* [STORED RECORDS]:
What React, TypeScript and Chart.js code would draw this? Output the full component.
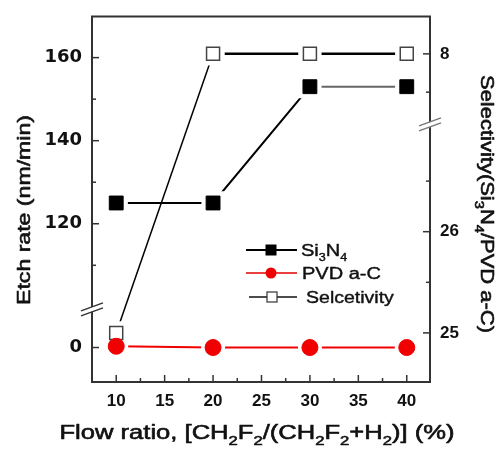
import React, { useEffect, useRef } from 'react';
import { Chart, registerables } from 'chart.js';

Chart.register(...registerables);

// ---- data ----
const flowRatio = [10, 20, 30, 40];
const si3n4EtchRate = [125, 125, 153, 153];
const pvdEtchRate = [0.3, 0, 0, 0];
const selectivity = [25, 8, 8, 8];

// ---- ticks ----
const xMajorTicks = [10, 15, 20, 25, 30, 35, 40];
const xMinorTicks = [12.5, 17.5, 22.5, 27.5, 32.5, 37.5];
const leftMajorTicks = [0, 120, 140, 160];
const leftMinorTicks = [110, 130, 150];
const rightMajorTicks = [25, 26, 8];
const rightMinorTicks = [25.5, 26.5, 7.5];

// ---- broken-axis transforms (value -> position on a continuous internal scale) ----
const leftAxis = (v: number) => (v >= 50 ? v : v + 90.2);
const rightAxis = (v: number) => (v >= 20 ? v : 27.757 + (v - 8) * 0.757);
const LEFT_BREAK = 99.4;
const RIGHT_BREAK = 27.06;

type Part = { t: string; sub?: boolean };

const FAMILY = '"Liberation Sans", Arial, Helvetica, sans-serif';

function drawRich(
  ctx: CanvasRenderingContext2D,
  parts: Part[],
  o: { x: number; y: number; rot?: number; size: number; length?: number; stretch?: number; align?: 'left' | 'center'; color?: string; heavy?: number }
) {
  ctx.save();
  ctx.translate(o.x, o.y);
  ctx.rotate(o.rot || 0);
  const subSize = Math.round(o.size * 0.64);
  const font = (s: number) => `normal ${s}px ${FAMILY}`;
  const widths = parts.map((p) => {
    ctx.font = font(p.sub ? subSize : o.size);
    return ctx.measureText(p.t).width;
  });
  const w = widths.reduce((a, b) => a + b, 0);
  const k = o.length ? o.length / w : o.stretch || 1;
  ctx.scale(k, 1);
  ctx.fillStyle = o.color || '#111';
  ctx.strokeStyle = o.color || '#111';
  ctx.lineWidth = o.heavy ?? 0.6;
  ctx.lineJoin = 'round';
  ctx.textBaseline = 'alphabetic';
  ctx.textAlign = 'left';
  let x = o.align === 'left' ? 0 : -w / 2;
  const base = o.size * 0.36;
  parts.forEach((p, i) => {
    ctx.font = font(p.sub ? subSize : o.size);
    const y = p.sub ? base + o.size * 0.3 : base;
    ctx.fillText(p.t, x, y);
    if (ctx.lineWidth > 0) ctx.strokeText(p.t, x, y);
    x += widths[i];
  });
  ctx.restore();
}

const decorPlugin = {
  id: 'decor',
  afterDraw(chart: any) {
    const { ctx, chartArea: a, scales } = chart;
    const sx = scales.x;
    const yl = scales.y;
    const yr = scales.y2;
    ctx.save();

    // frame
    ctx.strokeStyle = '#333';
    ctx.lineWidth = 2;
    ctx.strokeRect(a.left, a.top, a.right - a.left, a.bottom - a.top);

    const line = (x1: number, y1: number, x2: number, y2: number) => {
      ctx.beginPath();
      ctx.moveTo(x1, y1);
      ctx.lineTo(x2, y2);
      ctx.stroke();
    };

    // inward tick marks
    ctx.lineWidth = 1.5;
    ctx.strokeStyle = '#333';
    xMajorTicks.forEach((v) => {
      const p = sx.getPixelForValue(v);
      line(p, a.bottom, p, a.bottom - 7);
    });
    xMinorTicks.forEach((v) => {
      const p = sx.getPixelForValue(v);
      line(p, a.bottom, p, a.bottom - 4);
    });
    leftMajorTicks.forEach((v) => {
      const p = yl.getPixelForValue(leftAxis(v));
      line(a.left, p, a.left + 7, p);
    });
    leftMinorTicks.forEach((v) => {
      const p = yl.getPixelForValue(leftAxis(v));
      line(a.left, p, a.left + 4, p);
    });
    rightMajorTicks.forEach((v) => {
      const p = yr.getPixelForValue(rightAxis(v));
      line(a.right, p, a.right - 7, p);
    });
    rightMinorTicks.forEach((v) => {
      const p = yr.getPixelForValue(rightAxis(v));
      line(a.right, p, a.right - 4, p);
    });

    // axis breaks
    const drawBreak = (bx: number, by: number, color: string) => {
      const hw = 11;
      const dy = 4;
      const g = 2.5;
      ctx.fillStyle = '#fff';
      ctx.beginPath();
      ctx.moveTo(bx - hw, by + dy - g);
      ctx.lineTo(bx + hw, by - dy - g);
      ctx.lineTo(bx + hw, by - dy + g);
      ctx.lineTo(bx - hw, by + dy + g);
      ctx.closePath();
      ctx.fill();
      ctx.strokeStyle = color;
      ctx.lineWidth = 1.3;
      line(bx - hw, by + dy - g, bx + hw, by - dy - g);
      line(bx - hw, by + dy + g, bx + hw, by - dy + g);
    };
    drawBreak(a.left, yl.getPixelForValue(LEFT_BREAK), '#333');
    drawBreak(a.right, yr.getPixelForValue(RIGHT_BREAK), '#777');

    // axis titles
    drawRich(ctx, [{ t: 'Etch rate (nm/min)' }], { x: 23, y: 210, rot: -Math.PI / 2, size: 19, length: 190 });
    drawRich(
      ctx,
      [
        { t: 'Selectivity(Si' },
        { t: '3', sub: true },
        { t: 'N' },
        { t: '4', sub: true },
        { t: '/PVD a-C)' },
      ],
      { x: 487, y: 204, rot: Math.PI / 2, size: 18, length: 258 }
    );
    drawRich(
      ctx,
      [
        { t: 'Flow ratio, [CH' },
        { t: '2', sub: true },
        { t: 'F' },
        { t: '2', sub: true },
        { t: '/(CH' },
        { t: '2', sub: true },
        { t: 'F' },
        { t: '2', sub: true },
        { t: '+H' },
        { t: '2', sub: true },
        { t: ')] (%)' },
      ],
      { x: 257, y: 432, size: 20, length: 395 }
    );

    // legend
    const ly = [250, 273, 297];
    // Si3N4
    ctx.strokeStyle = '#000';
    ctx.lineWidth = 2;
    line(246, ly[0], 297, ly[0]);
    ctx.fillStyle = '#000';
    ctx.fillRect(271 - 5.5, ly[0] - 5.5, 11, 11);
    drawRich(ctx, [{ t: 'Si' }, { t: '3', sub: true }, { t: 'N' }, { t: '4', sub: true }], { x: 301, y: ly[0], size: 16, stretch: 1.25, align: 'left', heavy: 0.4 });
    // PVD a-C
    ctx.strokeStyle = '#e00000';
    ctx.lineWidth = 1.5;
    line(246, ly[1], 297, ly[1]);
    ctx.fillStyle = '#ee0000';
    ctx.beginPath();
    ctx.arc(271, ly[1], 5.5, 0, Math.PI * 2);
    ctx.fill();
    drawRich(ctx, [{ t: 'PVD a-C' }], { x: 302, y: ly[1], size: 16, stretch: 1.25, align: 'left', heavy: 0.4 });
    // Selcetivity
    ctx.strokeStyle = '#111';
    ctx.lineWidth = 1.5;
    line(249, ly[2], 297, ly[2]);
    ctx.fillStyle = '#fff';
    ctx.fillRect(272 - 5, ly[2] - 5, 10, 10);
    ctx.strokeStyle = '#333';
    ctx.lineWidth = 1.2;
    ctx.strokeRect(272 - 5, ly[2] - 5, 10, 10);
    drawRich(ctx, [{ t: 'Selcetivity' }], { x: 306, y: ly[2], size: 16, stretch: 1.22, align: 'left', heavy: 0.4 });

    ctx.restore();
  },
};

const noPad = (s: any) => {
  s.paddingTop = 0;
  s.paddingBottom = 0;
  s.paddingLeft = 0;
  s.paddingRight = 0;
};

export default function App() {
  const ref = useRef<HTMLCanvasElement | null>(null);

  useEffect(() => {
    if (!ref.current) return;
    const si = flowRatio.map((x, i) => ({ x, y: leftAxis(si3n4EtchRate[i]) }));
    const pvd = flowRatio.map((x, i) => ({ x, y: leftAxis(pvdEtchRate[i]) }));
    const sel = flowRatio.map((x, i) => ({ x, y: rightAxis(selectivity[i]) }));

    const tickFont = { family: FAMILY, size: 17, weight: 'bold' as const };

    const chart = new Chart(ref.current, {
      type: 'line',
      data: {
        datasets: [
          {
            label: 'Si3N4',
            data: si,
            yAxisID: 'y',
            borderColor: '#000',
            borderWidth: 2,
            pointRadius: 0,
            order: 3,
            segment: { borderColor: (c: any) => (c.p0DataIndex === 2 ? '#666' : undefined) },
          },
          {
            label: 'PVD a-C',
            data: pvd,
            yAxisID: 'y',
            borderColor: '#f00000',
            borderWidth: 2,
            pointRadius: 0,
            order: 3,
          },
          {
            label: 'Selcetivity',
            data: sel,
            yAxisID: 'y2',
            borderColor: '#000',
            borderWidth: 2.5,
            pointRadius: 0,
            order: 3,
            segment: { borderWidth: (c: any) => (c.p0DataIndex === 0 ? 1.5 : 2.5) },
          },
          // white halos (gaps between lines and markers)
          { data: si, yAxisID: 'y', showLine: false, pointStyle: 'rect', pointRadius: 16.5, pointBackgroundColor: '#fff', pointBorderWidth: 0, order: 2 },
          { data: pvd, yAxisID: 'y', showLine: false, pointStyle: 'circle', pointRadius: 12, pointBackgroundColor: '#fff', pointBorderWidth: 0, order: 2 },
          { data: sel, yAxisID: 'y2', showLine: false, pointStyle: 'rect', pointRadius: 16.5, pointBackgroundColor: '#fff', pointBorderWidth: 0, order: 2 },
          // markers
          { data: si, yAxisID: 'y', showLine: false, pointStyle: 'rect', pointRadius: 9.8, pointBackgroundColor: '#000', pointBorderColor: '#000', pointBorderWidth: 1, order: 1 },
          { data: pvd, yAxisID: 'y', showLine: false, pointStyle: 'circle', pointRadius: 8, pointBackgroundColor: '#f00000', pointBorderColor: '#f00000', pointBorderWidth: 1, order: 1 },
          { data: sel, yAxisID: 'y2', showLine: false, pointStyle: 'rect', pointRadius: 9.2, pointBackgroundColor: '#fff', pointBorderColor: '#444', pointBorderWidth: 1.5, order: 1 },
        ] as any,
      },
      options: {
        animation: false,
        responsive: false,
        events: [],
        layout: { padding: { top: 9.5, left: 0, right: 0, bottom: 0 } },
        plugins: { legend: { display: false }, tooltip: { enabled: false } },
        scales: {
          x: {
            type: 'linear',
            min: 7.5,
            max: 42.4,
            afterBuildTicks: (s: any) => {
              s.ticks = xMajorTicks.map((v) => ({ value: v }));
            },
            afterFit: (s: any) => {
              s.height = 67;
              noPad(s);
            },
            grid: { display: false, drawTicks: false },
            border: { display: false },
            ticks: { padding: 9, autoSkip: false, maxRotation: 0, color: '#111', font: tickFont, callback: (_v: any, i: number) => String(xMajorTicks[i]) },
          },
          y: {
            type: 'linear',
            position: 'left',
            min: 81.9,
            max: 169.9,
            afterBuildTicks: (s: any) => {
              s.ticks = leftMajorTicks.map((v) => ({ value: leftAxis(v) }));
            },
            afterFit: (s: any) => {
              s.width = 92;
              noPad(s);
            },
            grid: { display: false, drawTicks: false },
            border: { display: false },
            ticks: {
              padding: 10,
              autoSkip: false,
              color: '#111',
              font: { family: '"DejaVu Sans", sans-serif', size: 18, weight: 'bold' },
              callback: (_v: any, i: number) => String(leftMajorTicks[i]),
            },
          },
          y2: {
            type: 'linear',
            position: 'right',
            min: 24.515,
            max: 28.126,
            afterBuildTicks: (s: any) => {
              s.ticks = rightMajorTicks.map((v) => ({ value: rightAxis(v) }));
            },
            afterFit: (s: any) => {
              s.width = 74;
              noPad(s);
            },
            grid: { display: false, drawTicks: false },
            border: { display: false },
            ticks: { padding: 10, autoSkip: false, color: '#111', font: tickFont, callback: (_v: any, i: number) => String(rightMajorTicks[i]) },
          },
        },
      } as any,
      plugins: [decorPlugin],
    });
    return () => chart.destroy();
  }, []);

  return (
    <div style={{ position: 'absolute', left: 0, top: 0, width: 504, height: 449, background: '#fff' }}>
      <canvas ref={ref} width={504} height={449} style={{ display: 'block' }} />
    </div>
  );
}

==

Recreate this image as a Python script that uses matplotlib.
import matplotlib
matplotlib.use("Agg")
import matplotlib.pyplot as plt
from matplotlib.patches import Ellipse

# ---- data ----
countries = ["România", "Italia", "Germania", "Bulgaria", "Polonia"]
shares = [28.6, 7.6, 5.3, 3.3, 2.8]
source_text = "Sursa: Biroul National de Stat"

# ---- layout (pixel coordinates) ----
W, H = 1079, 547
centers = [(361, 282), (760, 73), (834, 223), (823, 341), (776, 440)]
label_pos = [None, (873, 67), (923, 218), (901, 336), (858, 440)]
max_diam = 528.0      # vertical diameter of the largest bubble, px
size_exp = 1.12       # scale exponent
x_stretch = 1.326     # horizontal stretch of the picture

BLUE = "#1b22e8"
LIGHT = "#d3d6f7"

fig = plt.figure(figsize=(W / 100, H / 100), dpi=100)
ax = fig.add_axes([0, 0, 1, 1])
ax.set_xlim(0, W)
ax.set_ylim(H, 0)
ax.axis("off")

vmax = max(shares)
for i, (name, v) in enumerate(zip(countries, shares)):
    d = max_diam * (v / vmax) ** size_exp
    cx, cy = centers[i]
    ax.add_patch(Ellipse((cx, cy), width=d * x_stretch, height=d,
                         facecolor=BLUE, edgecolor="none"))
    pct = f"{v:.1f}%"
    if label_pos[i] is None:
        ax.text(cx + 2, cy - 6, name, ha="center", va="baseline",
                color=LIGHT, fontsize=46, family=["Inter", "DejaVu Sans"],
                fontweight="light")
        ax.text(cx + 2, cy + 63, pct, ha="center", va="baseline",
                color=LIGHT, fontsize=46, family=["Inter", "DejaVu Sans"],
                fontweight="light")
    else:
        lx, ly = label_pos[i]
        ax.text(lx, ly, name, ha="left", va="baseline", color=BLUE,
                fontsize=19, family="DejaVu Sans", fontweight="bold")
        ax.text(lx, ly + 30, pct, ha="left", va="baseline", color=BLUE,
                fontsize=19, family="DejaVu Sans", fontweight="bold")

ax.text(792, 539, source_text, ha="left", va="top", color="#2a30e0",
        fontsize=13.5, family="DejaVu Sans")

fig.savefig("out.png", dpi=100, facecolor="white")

* [WHAT YOU ARE ASKED TO DO]:
Both the line with "What React, TypeScript" and the line with "Arial, Helvetica, sans-serif';" belong in the copy, along with every line between them; set them down exactly and skip the pictures.

* [TASK ANSWER]:
What React, TypeScript and Chart.js code would draw this? Output the full component.
import React, { useEffect, useRef } from 'react';
import { Chart, registerables } from 'chart.js';

Chart.register(...registerables);

// ---- data ----
const flowRatio = [10, 20, 30, 40];
const si3n4EtchRate = [125, 125, 153, 153];
const pvdEtchRate = [0.3, 0, 0, 0];
const selectivity = [25, 8, 8, 8];

// ---- ticks ----
const xMajorTicks = [10, 15, 20, 25, 30, 35, 40];
const xMinorTicks = [12.5, 17.5, 22.5, 27.5, 32.5, 37.5];
const leftMajorTicks = [0, 120, 140, 160];
const leftMinorTicks = [110, 130, 150];
const rightMajorTicks = [25, 26, 8];
const rightMinorTicks = [25.5, 26.5, 7.5];

// ---- broken-axis transforms (value -> position on a continuous internal scale) ----
const leftAxis = (v: number) => (v >= 50 ? v : v + 90.2);
const rightAxis = (v: number) => (v >= 20 ? v : 27.757 + (v - 8) * 0.757);
const LEFT_BREAK = 99.4;
const RIGHT_BREAK = 27.06;

type Part = { t: string; sub?: boolean };

const FAMILY = '"Liberation Sans", Arial, Helvetica, sans-serif';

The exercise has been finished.